What helps the team is that the United States Hockey League, which the Phantoms joined for the 2009-2010 season, is considered an amateur league and players are not paid. Some players, general manager Jason Koehler notes, do come with compensation fees, usually players signed from teams in other countries.

“All Europeans will come with price tag set by the [International Ice Hockey Federation] that’s locked in during the offseason. There are a few leagues in Canada that have something similar,” he explains.

Beyond that, most expenses related to players revolve around scouting and recruiting them to come to Youngstown.

There are no limits about whom the Phantoms can sign, the sole exception being that the Phantoms can have no more than four “import status” players. An import player is one born outside the United States.

“I can pull from Cleveland or California or Canada all the way to Czechoslovakia,” Koehler says, noting that the Phantoms don’t send scouts to watch games in Europe. “We put a lot of time and effort into the United States – because the travel budget to go to games in Canada or Europe, when you can only take four players – you can kill yourself over that budget.”

It’s here that one of the biggest differences between junior hockey and the NHL can be seen. At the top levels, players sign contracts worth millions of dollars that lock them into a team for several years. In the USHL, the bottom tier of hockey in this country, players aren’t paid – equipment and housing are provided, though – and move from team to team. Some go to other junior hockey teams, while others move on to college, play overseas or are drafted by NHL teams and join their affiliates.

“If you’re a quality team, you’re going to turn over half to two-thirds of your roster every year,” Koehler says. “You’d love to have these guys forever considering all the time and effort you put into bringing them in and teaching them. We’d love to have them for 10 years like in pro hockey.”

Of the 33 players on the Phantoms’ roster this season, only seven were on the team last year.

Football is still the No. 1 sport in the Mahoning Valley.
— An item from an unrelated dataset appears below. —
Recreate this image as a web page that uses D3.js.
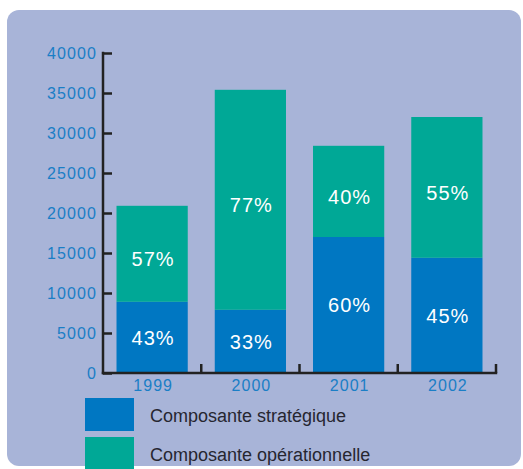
<!DOCTYPE html>
<html><head><meta charset="utf-8">
<script src="https://cdn.jsdelivr.net/npm/d3@7"></script>
<style>body{margin:0;background:#fff}svg{display:block}</style>
</head><body>
<script>
const years = ["1999", "2000", "2001", "2002"];
const strategique = [8900, 7900, 17000, 14400];
const operationnelle = [12000, 27500, 11400, 17600];
const pctStrategique = ["43%", "33%", "60%", "45%"];
const pctOperationnelle = ["57%", "77%", "40%", "55%"];
const yTicks = [0, 5000, 10000, 15000, 20000, 25000, 30000, 35000, 40000];
const seriesNames = ["Composante stratégique", "Composante opérationnelle"];

const W = 523, H = 469;
const colors = ["#0077c2", "#00a896"];
const svg = d3.select("body").append("svg").attr("width", W).attr("height", H);

svg.append("rect").attr("x", 7).attr("y", 10).attr("width", 514).attr("height", 456)
  .attr("rx", 12).attr("fill", "#a8b4d8");

const x0 = 103, x1 = 496, yTop = 53, yBot = 373;
const x = d3.scaleBand().domain(years).range([x0, x1]).padding(0);
const y = d3.scaleLinear().domain([0, 40000]).range([yBot, yTop]);
const barW = x.bandwidth() * 0.725;

const rows = years.map((yr, i) => ({year: yr, s: strategique[i], o: operationnelle[i], ps: pctStrategique[i], po: pctOperationnelle[i]}));
const stack = d3.stack().keys(["s", "o"])(rows);

stack.forEach((layer, li) => {
  svg.append("g").selectAll("rect").data(layer).join("rect")
    .attr("x", d => x(d.data.year) + (x.bandwidth() - barW) / 2)
    .attr("width", barW)
    .attr("y", d => y(d[1]))
    .attr("height", d => y(d[0]) - y(d[1]))
    .attr("fill", colors[li]);
  svg.append("g").selectAll("text").data(layer).join("text")
    .attr("x", d => x(d.data.year) + x.bandwidth() / 2 + 1)
    .attr("y", d => y((d[0] + d[1]) / 2) + (li === 1 ? 5 : 0))
    .attr("dy", "0.36em")
    .attr("text-anchor", "middle")
    .attr("fill", "#fff")
    .attr("font-family", "Liberation Sans, Arial, sans-serif")
    .attr("font-size", 20)
    .attr("letter-spacing", "1px")
    .text(d => li === 0 ? d.data.ps : d.data.po);
});

// Y axis
const yAxis = d3.axisRight(y).tickValues(yTicks).tickSize(9).tickFormat("");
const gy = svg.append("g").attr("transform", `translate(${x0},0)`).call(yAxis);
gy.select(".domain").remove();
gy.selectAll(".tick line").attr("stroke", "#222").attr("stroke-width", 2.5);
svg.append("line").attr("x1", x0).attr("x2", x0).attr("y1", yTop - 1.2).attr("y2", yBot + 1.2)
  .attr("stroke", "#222").attr("stroke-width", 2.5);
svg.append("g").selectAll("text").data(yTicks).join("text")
  .attr("x", 97).attr("y", d => y(d)).attr("dy", "0.36em")
  .attr("text-anchor", "end").attr("fill", "#1a7ec6")
  .attr("font-family", "Liberation Sans, Arial, sans-serif")
  .attr("font-size", 16).attr("letter-spacing", "1.1px")
  .text(d => d);

// X axis
svg.append("line").attr("x1", x0 - 1.2).attr("x2", x1 + 1.2).attr("y1", yBot).attr("y2", yBot)
  .attr("stroke", "#222").attr("stroke-width", 2.5);
svg.append("g").selectAll("line").data(years).join("line")
  .attr("x1", d => x(d) + x.bandwidth()).attr("x2", d => x(d) + x.bandwidth())
  .attr("y1", yBot).attr("y2", yBot - 9)
  .attr("stroke", "#222").attr("stroke-width", 2.5);
svg.append("g").selectAll("text").data(years).join("text")
  .attr("x", d => x(d) + x.bandwidth() / 2 + 1).attr("y", 391)
  .attr("text-anchor", "middle").attr("fill", "#1a7ec6")
  .attr("font-family", "Liberation Sans, Arial, sans-serif")
  .attr("font-size", 16).attr("letter-spacing", "1px")
  .text(d => d);

// Legend
const leg = svg.append("g").selectAll("g").data(seriesNames).join("g")
  .attr("transform", (d, i) => `translate(85,${398 + i * 39})`);
leg.append("rect").attr("width", 49).attr("height", 33).attr("fill", (d, i) => colors[i]);
leg.append("text").attr("x", 65).attr("y", 23.5)
  .attr("fill", "#262630").attr("font-family", "Liberation Sans, Arial, sans-serif")
  .attr("font-size", 18).text(d => d);
</script>
</body></html>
But, Troy Loney points out, football was king in Pittsburgh when he arrived with the Penguins in 1986. Hockey was barely on the radar.

“It was probably sport No. 4,” he says.

Then, the Pens won the Stanley Cup in 1991. And again in 1992. Then for a third time in 2009. The team lifted their fourth trophy in June and the victory parade brought an estimated 400,000 fans downtown, some arriving 12 hours early to secure a spot.
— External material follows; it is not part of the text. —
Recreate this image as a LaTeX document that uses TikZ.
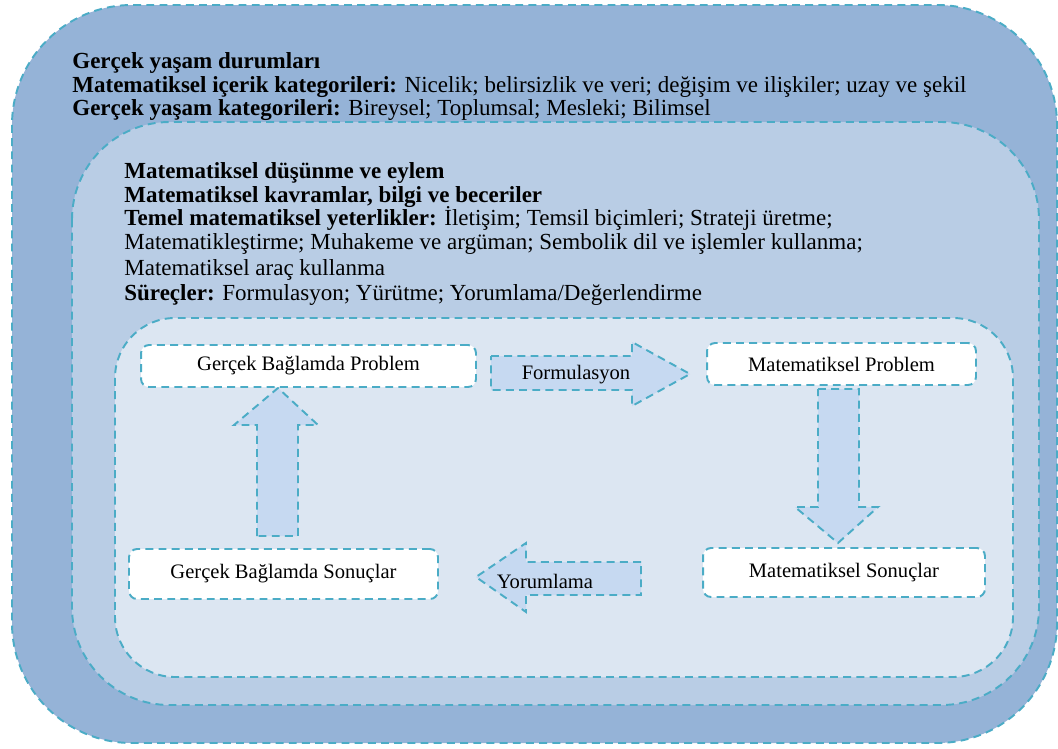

There’s no reason, he continues, that the same can’t happen in Youngstown.

“It’s about exposing people to the product,” Loney says. “We think people become fans of this sport once they see it on the ice.”

Pictured: Director of marketing and game day operations Katie Seminara-DeToro, ticket sales manager Andrew Snyderman and co-owners Troy and Aafke Loney lead the team that prepares the Phantoms for the regular season.